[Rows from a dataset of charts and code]
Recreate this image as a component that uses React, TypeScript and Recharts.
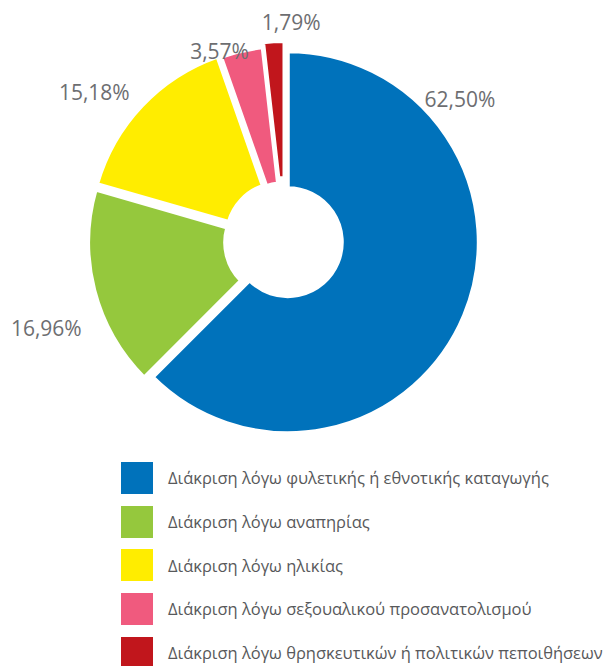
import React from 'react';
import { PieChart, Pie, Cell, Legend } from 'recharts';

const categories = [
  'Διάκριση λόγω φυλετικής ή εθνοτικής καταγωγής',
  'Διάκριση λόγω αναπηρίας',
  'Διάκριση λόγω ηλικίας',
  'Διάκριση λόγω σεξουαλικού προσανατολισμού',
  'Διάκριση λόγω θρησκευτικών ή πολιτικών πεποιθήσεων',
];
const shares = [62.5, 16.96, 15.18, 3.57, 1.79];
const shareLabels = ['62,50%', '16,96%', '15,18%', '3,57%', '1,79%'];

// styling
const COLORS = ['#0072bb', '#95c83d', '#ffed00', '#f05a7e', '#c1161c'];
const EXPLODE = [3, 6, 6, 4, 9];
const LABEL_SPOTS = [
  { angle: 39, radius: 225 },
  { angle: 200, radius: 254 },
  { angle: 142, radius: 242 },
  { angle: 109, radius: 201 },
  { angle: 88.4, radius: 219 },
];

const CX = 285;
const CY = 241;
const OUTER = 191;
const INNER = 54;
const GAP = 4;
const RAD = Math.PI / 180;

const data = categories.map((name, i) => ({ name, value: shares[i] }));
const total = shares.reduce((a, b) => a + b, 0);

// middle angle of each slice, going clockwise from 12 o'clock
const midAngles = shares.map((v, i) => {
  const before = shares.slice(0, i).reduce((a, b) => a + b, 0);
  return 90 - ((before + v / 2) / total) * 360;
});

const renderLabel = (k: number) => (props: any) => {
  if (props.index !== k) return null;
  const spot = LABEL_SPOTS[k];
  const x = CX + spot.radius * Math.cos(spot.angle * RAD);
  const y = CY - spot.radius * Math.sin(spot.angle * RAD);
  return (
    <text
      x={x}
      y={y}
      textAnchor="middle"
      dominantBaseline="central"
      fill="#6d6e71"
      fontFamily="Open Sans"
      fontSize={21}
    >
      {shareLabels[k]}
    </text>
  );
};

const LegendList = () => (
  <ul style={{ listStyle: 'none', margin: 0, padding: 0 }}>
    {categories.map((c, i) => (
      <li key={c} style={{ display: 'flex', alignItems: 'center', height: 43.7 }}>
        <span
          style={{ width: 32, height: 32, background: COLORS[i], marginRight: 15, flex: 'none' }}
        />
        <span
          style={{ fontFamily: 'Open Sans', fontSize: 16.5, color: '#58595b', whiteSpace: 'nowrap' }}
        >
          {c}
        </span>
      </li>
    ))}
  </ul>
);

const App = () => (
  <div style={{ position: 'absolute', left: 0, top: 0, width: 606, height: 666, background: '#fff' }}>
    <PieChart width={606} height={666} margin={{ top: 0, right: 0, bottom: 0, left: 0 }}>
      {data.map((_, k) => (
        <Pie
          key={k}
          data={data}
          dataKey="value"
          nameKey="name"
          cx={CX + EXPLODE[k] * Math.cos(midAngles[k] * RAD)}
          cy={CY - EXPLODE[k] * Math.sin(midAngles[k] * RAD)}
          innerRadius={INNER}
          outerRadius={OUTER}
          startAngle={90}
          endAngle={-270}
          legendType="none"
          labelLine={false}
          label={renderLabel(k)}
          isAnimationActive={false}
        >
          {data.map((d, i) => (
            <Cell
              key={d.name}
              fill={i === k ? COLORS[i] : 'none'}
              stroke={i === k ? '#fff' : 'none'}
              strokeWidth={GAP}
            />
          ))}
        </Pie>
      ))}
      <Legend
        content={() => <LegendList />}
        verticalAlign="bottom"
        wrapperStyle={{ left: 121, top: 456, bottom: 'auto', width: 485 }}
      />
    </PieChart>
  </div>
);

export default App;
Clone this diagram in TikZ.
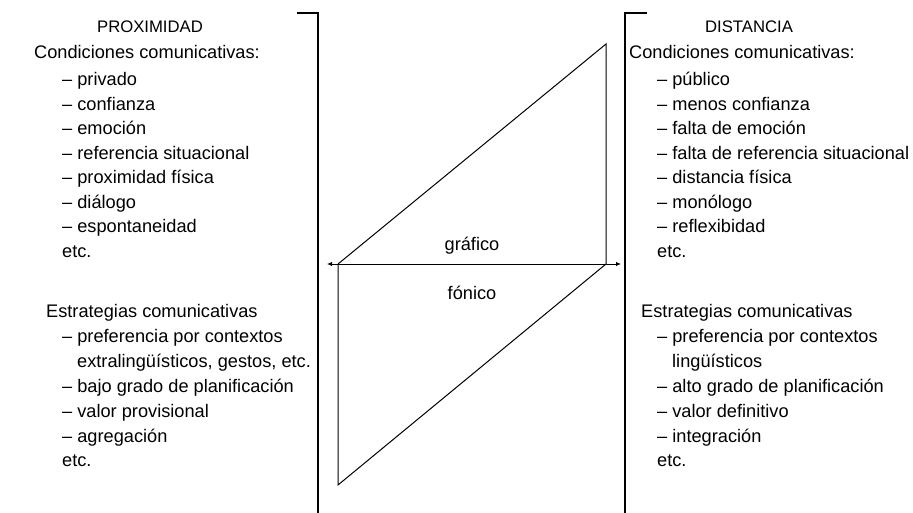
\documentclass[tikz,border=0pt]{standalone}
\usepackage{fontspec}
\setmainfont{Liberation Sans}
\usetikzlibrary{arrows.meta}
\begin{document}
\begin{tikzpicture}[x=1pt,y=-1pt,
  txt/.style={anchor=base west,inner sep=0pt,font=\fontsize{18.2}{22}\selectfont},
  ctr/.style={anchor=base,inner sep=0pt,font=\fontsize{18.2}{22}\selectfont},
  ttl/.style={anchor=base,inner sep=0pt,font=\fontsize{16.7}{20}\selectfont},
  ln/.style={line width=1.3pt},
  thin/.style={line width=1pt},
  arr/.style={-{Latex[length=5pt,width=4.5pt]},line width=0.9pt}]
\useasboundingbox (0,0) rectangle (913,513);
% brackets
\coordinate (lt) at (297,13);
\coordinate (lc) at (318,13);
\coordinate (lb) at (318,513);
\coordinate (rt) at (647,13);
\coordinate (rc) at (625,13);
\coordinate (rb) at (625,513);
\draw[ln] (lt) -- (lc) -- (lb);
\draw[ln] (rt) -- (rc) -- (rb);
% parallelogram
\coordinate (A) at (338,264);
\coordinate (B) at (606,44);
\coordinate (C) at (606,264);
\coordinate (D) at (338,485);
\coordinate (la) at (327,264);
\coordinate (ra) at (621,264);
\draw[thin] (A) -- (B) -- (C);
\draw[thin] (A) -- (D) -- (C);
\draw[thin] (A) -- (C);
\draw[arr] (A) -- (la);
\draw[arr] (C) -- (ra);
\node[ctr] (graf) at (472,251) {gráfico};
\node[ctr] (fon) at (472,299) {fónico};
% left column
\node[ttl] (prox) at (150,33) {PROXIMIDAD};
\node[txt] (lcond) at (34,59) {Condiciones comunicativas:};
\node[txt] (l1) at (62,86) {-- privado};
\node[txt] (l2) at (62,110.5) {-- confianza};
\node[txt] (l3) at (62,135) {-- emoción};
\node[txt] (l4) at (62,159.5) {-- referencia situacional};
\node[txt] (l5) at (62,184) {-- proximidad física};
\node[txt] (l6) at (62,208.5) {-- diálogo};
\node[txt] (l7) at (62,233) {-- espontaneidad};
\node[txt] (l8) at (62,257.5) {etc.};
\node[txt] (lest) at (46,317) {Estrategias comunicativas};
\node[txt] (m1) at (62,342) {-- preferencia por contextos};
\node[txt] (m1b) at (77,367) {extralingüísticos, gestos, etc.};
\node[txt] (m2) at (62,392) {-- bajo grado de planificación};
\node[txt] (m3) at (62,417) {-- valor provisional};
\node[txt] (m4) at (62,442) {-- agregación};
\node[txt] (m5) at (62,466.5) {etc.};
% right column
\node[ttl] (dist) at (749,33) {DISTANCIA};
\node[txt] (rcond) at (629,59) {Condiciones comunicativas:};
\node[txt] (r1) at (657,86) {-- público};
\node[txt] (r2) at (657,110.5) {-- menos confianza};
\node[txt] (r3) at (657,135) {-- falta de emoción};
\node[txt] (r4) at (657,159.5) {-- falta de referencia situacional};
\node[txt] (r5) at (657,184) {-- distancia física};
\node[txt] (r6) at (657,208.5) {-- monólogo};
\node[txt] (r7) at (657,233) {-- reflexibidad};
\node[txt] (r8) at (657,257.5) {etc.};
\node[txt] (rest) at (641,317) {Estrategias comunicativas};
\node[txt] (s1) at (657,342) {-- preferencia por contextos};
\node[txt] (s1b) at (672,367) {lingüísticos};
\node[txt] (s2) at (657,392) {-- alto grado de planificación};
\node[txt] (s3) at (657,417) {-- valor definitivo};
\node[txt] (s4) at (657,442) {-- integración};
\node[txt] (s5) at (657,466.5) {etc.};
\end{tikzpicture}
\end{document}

▶ [Written exercise]: Repeat each entry precisely as it appears. Leave the pictures out.

▶ [Final answer]:
Recreate this image as a component that uses React, TypeScript and Recharts.
import React from 'react';
import { PieChart, Pie, Cell, Legend } from 'recharts';

const categories = [
  'Διάκριση λόγω φυλετικής ή εθνοτικής καταγωγής',
  'Διάκριση λόγω αναπηρίας',
  'Διάκριση λόγω ηλικίας',
  'Διάκριση λόγω σεξουαλικού προσανατολισμού',
  'Διάκριση λόγω θρησκευτικών ή πολιτικών πεποιθήσεων',
];
const shares = [62.5, 16.96, 15.18, 3.57, 1.79];
const shareLabels = ['62,50%', '16,96%', '15,18%', '3,57%', '1,79%'];

// styling
const COLORS = ['#0072bb', '#95c83d', '#ffed00', '#f05a7e', '#c1161c'];
const EXPLODE = [3, 6, 6, 4, 9];
const LABEL_SPOTS = [
  { angle: 39, radius: 225 },
  { angle: 200, radius: 254 },
  { angle: 142, radius: 242 },
  { angle: 109, radius: 201 },
  { angle: 88.4, radius: 219 },
];

const CX = 285;
const CY = 241;
const OUTER = 191;
const INNER = 54;
const GAP = 4;
const RAD = Math.PI / 180;

const data = categories.map((name, i) => ({ name, value: shares[i] }));
const total = shares.reduce((a, b) => a + b, 0);

// middle angle of each slice, going clockwise from 12 o'clock
const midAngles = shares.map((v, i) => {
  const before = shares.slice(0, i).reduce((a, b) => a + b, 0);
  return 90 - ((before + v / 2) / total) * 360;
});

const renderLabel = (k: number) => (props: any) => {
  if (props.index !== k) return null;
  const spot = LABEL_SPOTS[k];
  const x = CX + spot.radius * Math.cos(spot.angle * RAD);
  const y = CY - spot.radius * Math.sin(spot.angle * RAD);
  return (
    <text
      x={x}
      y={y}
      textAnchor="middle"
      dominantBaseline="central"
      fill="#6d6e71"
      fontFamily="Open Sans"
      fontSize={21}
    >
      {shareLabels[k]}
    </text>
  );
};

const LegendList = () => (
  <ul style={{ listStyle: 'none', margin: 0, padding: 0 }}>
    {categories.map((c, i) => (
      <li key={c} style={{ display: 'flex', alignItems: 'center', height: 43.7 }}>
        <span
          style={{ width: 32, height: 32, background: COLORS[i], marginRight: 15, flex: 'none' }}
        />
        <span
          style={{ fontFamily: 'Open Sans', fontSize: 16.5, color: '#58595b', whiteSpace: 'nowrap' }}
        >
          {c}
        </span>
      </li>
    ))}
  </ul>
);

const App = () => (
  <div style={{ position: 'absolute', left: 0, top: 0, width: 606, height: 666, background: '#fff' }}>
    <PieChart width={606} height={666} margin={{ top: 0, right: 0, bottom: 0, left: 0 }}>
      {data.map((_, k) => (
        <Pie
          key={k}
          data={data}
          dataKey="value"
          nameKey="name"
          cx={CX + EXPLODE[k] * Math.cos(midAngles[k] * RAD)}
          cy={CY - EXPLODE[k] * Math.sin(midAngles[k] * RAD)}
          innerRadius={INNER}
          outerRadius={OUTER}
          startAngle={90}
          endAngle={-270}
          legendType="none"
          labelLine={false}
          label={renderLabel(k)}
          isAnimationActive={false}
        >
          {data.map((d, i) => (
            <Cell
              key={d.name}
              fill={i === k ? COLORS[i] : 'none'}
              stroke={i === k ? '#fff' : 'none'}
              strokeWidth={GAP}
            />
          ))}
        </Pie>
      ))}
      <Legend
        content={() => <LegendList />}
        verticalAlign="bottom"
        wrapperStyle={{ left: 121, top: 456, bottom: 'auto', width: 485 }}
      />
    </PieChart>
  </div>
);

export default App;
Clone this diagram in TikZ.
\documentclass[tikz,border=0pt]{standalone}
\usepackage{fontspec}
\setmainfont{Liberation Sans}
\usetikzlibrary{arrows.meta}
\begin{document}
\begin{tikzpicture}[x=1pt,y=-1pt,
  txt/.style={anchor=base west,inner sep=0pt,font=\fontsize{18.2}{22}\selectfont},
  ctr/.style={anchor=base,inner sep=0pt,font=\fontsize{18.2}{22}\selectfont},
  ttl/.style={anchor=base,inner sep=0pt,font=\fontsize{16.7}{20}\selectfont},
  ln/.style={line width=1.3pt},
  thin/.style={line width=1pt},
  arr/.style={-{Latex[length=5pt,width=4.5pt]},line width=0.9pt}]
\useasboundingbox (0,0) rectangle (913,513);
% brackets
\coordinate (lt) at (297,13);
\coordinate (lc) at (318,13);
\coordinate (lb) at (318,513);
\coordinate (rt) at (647,13);
\coordinate (rc) at (625,13);
\coordinate (rb) at (625,513);
\draw[ln] (lt) -- (lc) -- (lb);
\draw[ln] (rt) -- (rc) -- (rb);
% parallelogram
\coordinate (A) at (338,264);
\coordinate (B) at (606,44);
\coordinate (C) at (606,264);
\coordinate (D) at (338,485);
\coordinate (la) at (327,264);
\coordinate (ra) at (621,264);
\draw[thin] (A) -- (B) -- (C);
\draw[thin] (A) -- (D) -- (C);
\draw[thin] (A) -- (C);
\draw[arr] (A) -- (la);
\draw[arr] (C) -- (ra);
\node[ctr] (graf) at (472,251) {gráfico};
\node[ctr] (fon) at (472,299) {fónico};
% left column
\node[ttl] (prox) at (150,33) {PROXIMIDAD};
\node[txt] (lcond) at (34,59) {Condiciones comunicativas:};
\node[txt] (l1) at (62,86) {-- privado};
\node[txt] (l2) at (62,110.5) {-- confianza};
\node[txt] (l3) at (62,135) {-- emoción};
\node[txt] (l4) at (62,159.5) {-- referencia situacional};
\node[txt] (l5) at (62,184) {-- proximidad física};
\node[txt] (l6) at (62,208.5) {-- diálogo};
\node[txt] (l7) at (62,233) {-- espontaneidad};
\node[txt] (l8) at (62,257.5) {etc.};
\node[txt] (lest) at (46,317) {Estrategias comunicativas};
\node[txt] (m1) at (62,342) {-- preferencia por contextos};
\node[txt] (m1b) at (77,367) {extralingüísticos, gestos, etc.};
\node[txt] (m2) at (62,392) {-- bajo grado de planificación};
\node[txt] (m3) at (62,417) {-- valor provisional};
\node[txt] (m4) at (62,442) {-- agregación};
\node[txt] (m5) at (62,466.5) {etc.};
% right column
\node[ttl] (dist) at (749,33) {DISTANCIA};
\node[txt] (rcond) at (629,59) {Condiciones comunicativas:};
\node[txt] (r1) at (657,86) {-- público};
\node[txt] (r2) at (657,110.5) {-- menos confianza};
\node[txt] (r3) at (657,135) {-- falta de emoción};
\node[txt] (r4) at (657,159.5) {-- falta de referencia situacional};
\node[txt] (r5) at (657,184) {-- distancia física};
\node[txt] (r6) at (657,208.5) {-- monólogo};
\node[txt] (r7) at (657,233) {-- reflexibidad};
\node[txt] (r8) at (657,257.5) {etc.};
\node[txt] (rest) at (641,317) {Estrategias comunicativas};
\node[txt] (s1) at (657,342) {-- preferencia por contextos};
\node[txt] (s1b) at (672,367) {lingüísticos};
\node[txt] (s2) at (657,392) {-- alto grado de planificación};
\node[txt] (s3) at (657,417) {-- valor definitivo};
\node[txt] (s4) at (657,442) {-- integración};
\node[txt] (s5) at (657,466.5) {etc.};
\end{tikzpicture}
\end{document}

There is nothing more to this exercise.